>>>

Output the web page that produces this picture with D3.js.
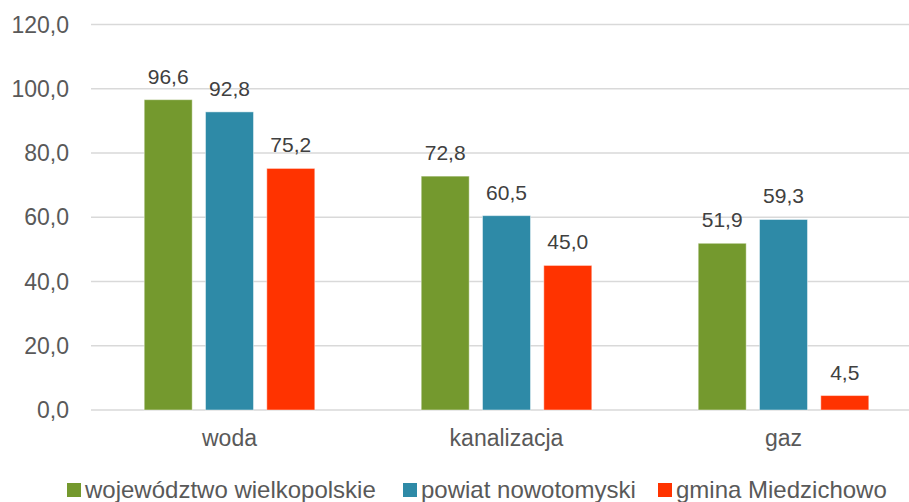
<!DOCTYPE html>
<html>
<head>
<meta charset="utf-8">
<script src="https://cdn.jsdelivr.net/npm/d3@7"></script>
<style>
  body { margin: 0; background: #fff; }
  text { font-family: "Liberation Sans", Arial, sans-serif; }
</style>
</head>
<body>
<div id="bar"></div>
<script>
// data
const categories = ["woda", "kanalizacja", "gaz"];
const seriesNames = ["województwo wielkopolskie", "powiat nowotomyski", "gmina Miedzichowo"];
const wojewodztwo = [96.6, 72.8, 51.9];
const powiat = [92.8, 60.5, 59.3];
const gmina = [75.2, 45.0, 4.5];
const yTicks = [0, 20, 40, 60, 80, 100, 120];

const colors = ["#74992e", "#2e8aa7", "#ff3300"];
const W = 909, H = 502;

const fmt = (v) => d3.format(".1f")(v).replace(".", ",");

// table built from the arrays
const data = categories.map((c, i) => ({
  cat: c,
  values: [wojewodztwo[i], powiat[i], gmina[i]]
}));

const svg = d3.select("#bar")
  .append("svg")
  .attr("width", W)
  .attr("height", H);

// plot area runs a bit past the right edge (cropped in the original)
const x = d3.scaleBand().domain(categories).range([91, 922]);
const y = d3.scaleLinear().domain([0, 120]).range([410, 24.5]);

const xSub = d3.scaleBand()
  .domain(d3.range(seriesNames.length))
  .range([0, x.bandwidth()])
  .paddingInner(0.217)
  .paddingOuter(0.868);

// gridlines
svg.append("g")
  .selectAll("line")
  .data(yTicks)
  .join("line")
  .attr("x1", 91)
  .attr("x2", 922)
  .attr("y1", (d) => y(d))
  .attr("y2", (d) => y(d))
  .attr("stroke", "#d9d9d9")
  .attr("stroke-width", 1.5);

// y tick labels
svg.append("g")
  .selectAll("text")
  .data(yTicks)
  .join("text")
  .attr("x", 69)
  .attr("y", (d) => y(d) + 8)
  .attr("text-anchor", "end")
  .attr("font-size", 23)
  .attr("fill", "#595959")
  .text((d) => fmt(d));

// bars
const groups = svg.append("g")
  .selectAll("g")
  .data(data)
  .join("g")
  .attr("transform", (d) => `translate(${x(d.cat)},0)`);

groups.selectAll("rect")
  .data((d) => d.values.map((v, k) => ({ k: k, v: v })))
  .join("rect")
  .attr("x", (d) => xSub(d.k))
  .attr("y", (d) => y(d.v))
  .attr("width", xSub.bandwidth())
  .attr("height", (d) => y(0) - y(d.v))
  .attr("fill", (d) => colors[d.k])
  .attr("stroke", "#ffffff")
  .attr("stroke-opacity", 0.45)
  .attr("stroke-width", 1);

// value labels
groups.selectAll("text")
  .data((d) => d.values.map((v, k) => ({ k: k, v: v })))
  .join("text")
  .attr("x", (d) => xSub(d.k) + xSub.bandwidth() / 2)
  .attr("y", (d) => y(d.v) - 16)
  .attr("text-anchor", "middle")
  .attr("font-size", 21)
  .attr("fill", "#404040")
  .text((d) => fmt(d.v));

// category labels
svg.append("g")
  .selectAll("text")
  .data(categories)
  .join("text")
  .attr("x", (d) => x(d) + x.bandwidth() / 2)
  .attr("y", 446)
  .attr("text-anchor", "middle")
  .attr("font-size", 23)
  .attr("fill", "#595959")
  .text((d) => d);

// legend
const legendX = [67, 403, 658];
const legend = svg.append("g")
  .selectAll("g")
  .data(seriesNames)
  .join("g")
  .attr("transform", (d, i) => `translate(${legendX[i]},483)`);

legend.append("rect")
  .attr("width", 14)
  .attr("height", 14)
  .attr("fill", (d, i) => colors[i]);

legend.append("text")
  .attr("x", 18)
  .attr("y", 15)
  .attr("font-size", 24)
  .attr("fill", "#595959")
  .text((d) => d);
</script>
</body>
</html>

<<<

DIRECTION. Output a faithful copy of the data, with each picture left out.

EXERCISE RESPONSE.
Output the web page that produces this picture with D3.js.
<!DOCTYPE html>
<html>
<head>
<meta charset="utf-8">
<script src="https://cdn.jsdelivr.net/npm/d3@7"></script>
<style>
  body { margin: 0; background: #fff; }
  text { font-family: "Liberation Sans", Arial, sans-serif; }
</style>
</head>
<body>
<div id="bar"></div>
<script>
// data
const categories = ["woda", "kanalizacja", "gaz"];
const seriesNames = ["województwo wielkopolskie", "powiat nowotomyski", "gmina Miedzichowo"];
const wojewodztwo = [96.6, 72.8, 51.9];
const powiat = [92.8, 60.5, 59.3];
const gmina = [75.2, 45.0, 4.5];
const yTicks = [0, 20, 40, 60, 80, 100, 120];

const colors = ["#74992e", "#2e8aa7", "#ff3300"];
const W = 909, H = 502;

const fmt = (v) => d3.format(".1f")(v).replace(".", ",");

// table built from the arrays
const data = categories.map((c, i) => ({
  cat: c,
  values: [wojewodztwo[i], powiat[i], gmina[i]]
}));

const svg = d3.select("#bar")
  .append("svg")
  .attr("width", W)
  .attr("height", H);

// plot area runs a bit past the right edge (cropped in the original)
const x = d3.scaleBand().domain(categories).range([91, 922]);
const y = d3.scaleLinear().domain([0, 120]).range([410, 24.5]);

const xSub = d3.scaleBand()
  .domain(d3.range(seriesNames.length))
  .range([0, x.bandwidth()])
  .paddingInner(0.217)
  .paddingOuter(0.868);

// gridlines
svg.append("g")
  .selectAll("line")
  .data(yTicks)
  .join("line")
  .attr("x1", 91)
  .attr("x2", 922)
  .attr("y1", (d) => y(d))
  .attr("y2", (d) => y(d))
  .attr("stroke", "#d9d9d9")
  .attr("stroke-width", 1.5);

// y tick labels
svg.append("g")
  .selectAll("text")
  .data(yTicks)
  .join("text")
  .attr("x", 69)
  .attr("y", (d) => y(d) + 8)
  .attr("text-anchor", "end")
  .attr("font-size", 23)
  .attr("fill", "#595959")
  .text((d) => fmt(d));

// bars
const groups = svg.append("g")
  .selectAll("g")
  .data(data)
  .join("g")
  .attr("transform", (d) => `translate(${x(d.cat)},0)`);

groups.selectAll("rect")
  .data((d) => d.values.map((v, k) => ({ k: k, v: v })))
  .join("rect")
  .attr("x", (d) => xSub(d.k))
  .attr("y", (d) => y(d.v))
  .attr("width", xSub.bandwidth())
  .attr("height", (d) => y(0) - y(d.v))
  .attr("fill", (d) => colors[d.k])
  .attr("stroke", "#ffffff")
  .attr("stroke-opacity", 0.45)
  .attr("stroke-width", 1);

// value labels
groups.selectAll("text")
  .data((d) => d.values.map((v, k) => ({ k: k, v: v })))
  .join("text")
  .attr("x", (d) => xSub(d.k) + xSub.bandwidth() / 2)
  .attr("y", (d) => y(d.v) - 16)
  .attr("text-anchor", "middle")
  .attr("font-size", 21)
  .attr("fill", "#404040")
  .text((d) => fmt(d.v));

// category labels
svg.append("g")
  .selectAll("text")
  .data(categories)
  .join("text")
  .attr("x", (d) => x(d) + x.bandwidth() / 2)
  .attr("y", 446)
  .attr("text-anchor", "middle")
  .attr("font-size", 23)
  .attr("fill", "#595959")
  .text((d) => d);

// legend
const legendX = [67, 403, 658];
const legend = svg.append("g")
  .selectAll("g")
  .data(seriesNames)
  .join("g")
  .attr("transform", (d, i) => `translate(${legendX[i]},483)`);

legend.append("rect")
  .attr("width", 14)
  .attr("height", 14)
  .attr("fill", (d, i) => colors[i]);

legend.append("text")
  .attr("x", 18)
  .attr("y", 15)
  .attr("font-size", 24)
  .attr("fill", "#595959")
  .text((d) => d);
</script>
</body>
</html>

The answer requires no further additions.